Robertson Group Challenges Denial of High School Bible Club
NORFOLK, Va. (AP) _ A conservative legal rights group founded by religious broadcaster Pat Robertson started a nationwide legal campaign today against schools that bar students from forming Bible clubs.
The American Center for Law and Justice, founded by Robertson as a conservative rival of the American Civil Liberties Union, filed a lawsuit in federal court against Smithfield High School and its parent Isle of Wight County School Board as part of a ″nationwide legal assault.″
The center is reviewing as many as 85 cases in 28 states involving school decisions denying Bible club activities, said Jay Sekulow, chief counsel for the group.
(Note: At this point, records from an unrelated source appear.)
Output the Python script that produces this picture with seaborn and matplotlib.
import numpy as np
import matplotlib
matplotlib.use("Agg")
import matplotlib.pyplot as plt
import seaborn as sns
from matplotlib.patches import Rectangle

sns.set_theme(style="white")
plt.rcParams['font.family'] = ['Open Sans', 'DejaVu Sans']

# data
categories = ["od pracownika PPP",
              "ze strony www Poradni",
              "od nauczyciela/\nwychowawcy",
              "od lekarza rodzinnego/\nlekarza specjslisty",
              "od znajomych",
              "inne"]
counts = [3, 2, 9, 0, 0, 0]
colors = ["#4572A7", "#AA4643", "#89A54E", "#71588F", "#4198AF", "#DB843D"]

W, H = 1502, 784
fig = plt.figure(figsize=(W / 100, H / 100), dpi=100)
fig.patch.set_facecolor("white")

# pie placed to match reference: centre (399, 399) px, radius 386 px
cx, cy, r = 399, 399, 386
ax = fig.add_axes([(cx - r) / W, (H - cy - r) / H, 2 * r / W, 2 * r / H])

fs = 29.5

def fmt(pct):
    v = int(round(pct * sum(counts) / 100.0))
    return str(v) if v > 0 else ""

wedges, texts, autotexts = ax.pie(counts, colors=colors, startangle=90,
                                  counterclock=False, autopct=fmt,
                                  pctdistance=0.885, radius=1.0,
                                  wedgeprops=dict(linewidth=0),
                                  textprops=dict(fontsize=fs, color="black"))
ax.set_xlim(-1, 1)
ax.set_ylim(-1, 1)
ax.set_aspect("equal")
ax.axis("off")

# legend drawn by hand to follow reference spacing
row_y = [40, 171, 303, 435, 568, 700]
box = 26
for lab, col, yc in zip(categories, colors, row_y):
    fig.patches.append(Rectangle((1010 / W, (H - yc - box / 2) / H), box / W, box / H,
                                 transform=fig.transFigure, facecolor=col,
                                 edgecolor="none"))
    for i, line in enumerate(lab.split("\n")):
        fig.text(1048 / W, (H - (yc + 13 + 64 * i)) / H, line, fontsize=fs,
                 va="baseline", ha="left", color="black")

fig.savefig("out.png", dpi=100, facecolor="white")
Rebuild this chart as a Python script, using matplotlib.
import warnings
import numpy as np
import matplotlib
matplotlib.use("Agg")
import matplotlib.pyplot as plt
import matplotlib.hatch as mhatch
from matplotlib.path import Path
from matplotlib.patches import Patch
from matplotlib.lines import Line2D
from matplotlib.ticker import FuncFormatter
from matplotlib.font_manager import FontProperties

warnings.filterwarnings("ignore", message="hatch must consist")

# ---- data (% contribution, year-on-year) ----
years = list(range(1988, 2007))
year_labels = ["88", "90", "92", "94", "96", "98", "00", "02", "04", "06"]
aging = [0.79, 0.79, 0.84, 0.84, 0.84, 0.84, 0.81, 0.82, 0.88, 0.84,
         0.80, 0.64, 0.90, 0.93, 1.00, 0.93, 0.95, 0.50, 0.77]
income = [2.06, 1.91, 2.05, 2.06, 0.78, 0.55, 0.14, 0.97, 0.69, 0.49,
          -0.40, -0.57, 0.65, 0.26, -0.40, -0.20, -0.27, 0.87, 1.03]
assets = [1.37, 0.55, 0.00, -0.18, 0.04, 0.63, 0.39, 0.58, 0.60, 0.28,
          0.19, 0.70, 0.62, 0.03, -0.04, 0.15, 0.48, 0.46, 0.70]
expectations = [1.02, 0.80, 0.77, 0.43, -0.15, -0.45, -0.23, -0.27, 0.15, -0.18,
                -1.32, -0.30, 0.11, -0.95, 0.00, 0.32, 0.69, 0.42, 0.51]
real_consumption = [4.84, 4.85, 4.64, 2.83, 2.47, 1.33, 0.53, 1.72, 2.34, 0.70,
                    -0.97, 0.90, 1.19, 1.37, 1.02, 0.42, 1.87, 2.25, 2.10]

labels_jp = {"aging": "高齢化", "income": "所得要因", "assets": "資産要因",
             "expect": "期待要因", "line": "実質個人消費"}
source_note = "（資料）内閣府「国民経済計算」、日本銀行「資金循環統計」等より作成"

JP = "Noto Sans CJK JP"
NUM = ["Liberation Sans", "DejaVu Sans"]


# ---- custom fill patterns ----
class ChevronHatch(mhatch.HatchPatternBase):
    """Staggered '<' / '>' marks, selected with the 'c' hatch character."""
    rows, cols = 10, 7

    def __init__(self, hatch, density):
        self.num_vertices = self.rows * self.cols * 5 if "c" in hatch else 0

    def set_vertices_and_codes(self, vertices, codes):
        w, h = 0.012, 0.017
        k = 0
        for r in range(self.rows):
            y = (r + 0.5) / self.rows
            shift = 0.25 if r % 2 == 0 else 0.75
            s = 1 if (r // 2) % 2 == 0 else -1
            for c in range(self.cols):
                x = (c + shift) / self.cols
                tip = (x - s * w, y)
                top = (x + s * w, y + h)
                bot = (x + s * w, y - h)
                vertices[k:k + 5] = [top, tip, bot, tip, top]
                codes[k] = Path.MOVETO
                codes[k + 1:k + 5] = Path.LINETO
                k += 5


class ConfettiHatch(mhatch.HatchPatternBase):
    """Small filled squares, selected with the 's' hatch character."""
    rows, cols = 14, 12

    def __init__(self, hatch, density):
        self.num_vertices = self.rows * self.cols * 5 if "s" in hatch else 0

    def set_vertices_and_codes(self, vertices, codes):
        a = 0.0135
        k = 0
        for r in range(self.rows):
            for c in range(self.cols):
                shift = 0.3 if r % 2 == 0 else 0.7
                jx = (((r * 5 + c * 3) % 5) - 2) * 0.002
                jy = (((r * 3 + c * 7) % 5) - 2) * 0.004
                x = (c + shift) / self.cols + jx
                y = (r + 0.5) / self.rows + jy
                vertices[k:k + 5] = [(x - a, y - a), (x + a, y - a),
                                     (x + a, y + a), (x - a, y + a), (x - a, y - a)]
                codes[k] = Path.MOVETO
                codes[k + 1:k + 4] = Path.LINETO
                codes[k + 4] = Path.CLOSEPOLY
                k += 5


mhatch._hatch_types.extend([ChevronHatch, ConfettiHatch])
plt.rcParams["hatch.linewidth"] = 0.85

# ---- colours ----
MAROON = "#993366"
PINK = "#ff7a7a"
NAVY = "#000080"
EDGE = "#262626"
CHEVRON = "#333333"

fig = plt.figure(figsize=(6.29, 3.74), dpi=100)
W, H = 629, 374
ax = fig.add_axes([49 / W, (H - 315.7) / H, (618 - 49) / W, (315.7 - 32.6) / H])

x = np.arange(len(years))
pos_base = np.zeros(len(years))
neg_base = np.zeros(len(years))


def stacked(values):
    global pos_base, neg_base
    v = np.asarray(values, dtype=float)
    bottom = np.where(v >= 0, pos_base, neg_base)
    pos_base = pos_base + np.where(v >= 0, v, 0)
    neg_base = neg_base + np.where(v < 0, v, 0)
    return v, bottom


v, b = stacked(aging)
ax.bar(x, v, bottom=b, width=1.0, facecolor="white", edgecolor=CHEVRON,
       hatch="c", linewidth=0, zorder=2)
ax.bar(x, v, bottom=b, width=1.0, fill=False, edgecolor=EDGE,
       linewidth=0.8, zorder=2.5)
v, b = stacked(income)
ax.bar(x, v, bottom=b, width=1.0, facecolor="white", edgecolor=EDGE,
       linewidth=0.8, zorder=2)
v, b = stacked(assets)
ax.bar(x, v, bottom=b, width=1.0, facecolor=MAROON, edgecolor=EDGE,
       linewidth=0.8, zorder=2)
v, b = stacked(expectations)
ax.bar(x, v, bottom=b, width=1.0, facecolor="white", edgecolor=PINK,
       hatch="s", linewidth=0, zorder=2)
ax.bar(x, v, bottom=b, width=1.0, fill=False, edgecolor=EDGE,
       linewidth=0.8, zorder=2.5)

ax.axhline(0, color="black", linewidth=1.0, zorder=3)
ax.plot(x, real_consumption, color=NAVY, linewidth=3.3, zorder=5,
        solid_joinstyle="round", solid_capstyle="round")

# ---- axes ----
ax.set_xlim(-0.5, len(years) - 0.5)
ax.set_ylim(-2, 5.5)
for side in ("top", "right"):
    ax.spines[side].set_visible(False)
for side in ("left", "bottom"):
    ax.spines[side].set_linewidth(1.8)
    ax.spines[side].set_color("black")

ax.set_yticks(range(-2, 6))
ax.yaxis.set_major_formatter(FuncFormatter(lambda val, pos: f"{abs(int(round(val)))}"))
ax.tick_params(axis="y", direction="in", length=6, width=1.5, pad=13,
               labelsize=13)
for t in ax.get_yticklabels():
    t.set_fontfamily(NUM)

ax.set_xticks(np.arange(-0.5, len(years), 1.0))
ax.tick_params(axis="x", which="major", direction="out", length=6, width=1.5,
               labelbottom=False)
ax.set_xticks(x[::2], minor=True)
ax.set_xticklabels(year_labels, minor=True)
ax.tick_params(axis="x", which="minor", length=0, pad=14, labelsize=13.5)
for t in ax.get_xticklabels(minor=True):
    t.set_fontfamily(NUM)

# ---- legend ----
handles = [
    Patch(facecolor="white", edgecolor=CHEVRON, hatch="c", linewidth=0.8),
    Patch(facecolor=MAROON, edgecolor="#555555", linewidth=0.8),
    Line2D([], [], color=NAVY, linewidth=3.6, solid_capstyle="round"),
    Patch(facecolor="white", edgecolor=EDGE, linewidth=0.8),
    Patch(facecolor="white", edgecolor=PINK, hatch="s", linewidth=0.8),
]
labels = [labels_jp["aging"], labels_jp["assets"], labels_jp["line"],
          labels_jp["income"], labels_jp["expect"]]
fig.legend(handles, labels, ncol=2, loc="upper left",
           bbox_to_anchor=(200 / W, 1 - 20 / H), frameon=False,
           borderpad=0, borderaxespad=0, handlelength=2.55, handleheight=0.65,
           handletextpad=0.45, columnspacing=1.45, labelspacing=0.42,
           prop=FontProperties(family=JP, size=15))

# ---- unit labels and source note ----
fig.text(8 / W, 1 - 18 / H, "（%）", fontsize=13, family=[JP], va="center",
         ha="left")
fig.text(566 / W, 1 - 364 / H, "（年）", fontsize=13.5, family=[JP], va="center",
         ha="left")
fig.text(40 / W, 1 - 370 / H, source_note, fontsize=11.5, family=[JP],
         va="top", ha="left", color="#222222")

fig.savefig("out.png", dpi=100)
″Students here in Virginia and elsewhere are not going to be denied their rights simply because they choose to speak out on religion,″ he said.
Two Smithfield High students, Jackie Marie Ferguson and Shauna Jones, said they were not allowed to form a Bible club at the school.
Federal law requires schools to allow religion-based clubs if other noncurriculum organizations are permitted.
H. Woodrow Crook, an attorney for the Isle of Wight school system, said the Smithfield school does not allow clubs that aren’t based on its curriculum.
The issue raised by the ACLJ involves whether language and science clubs, for example, should be viewed as curriculum or noncurriculum groups.
Sekulow said the cases stem from a combination of confusion by school administrators over what forms of religious expression are allowed and hostility in some places against students trying to exercise their rights.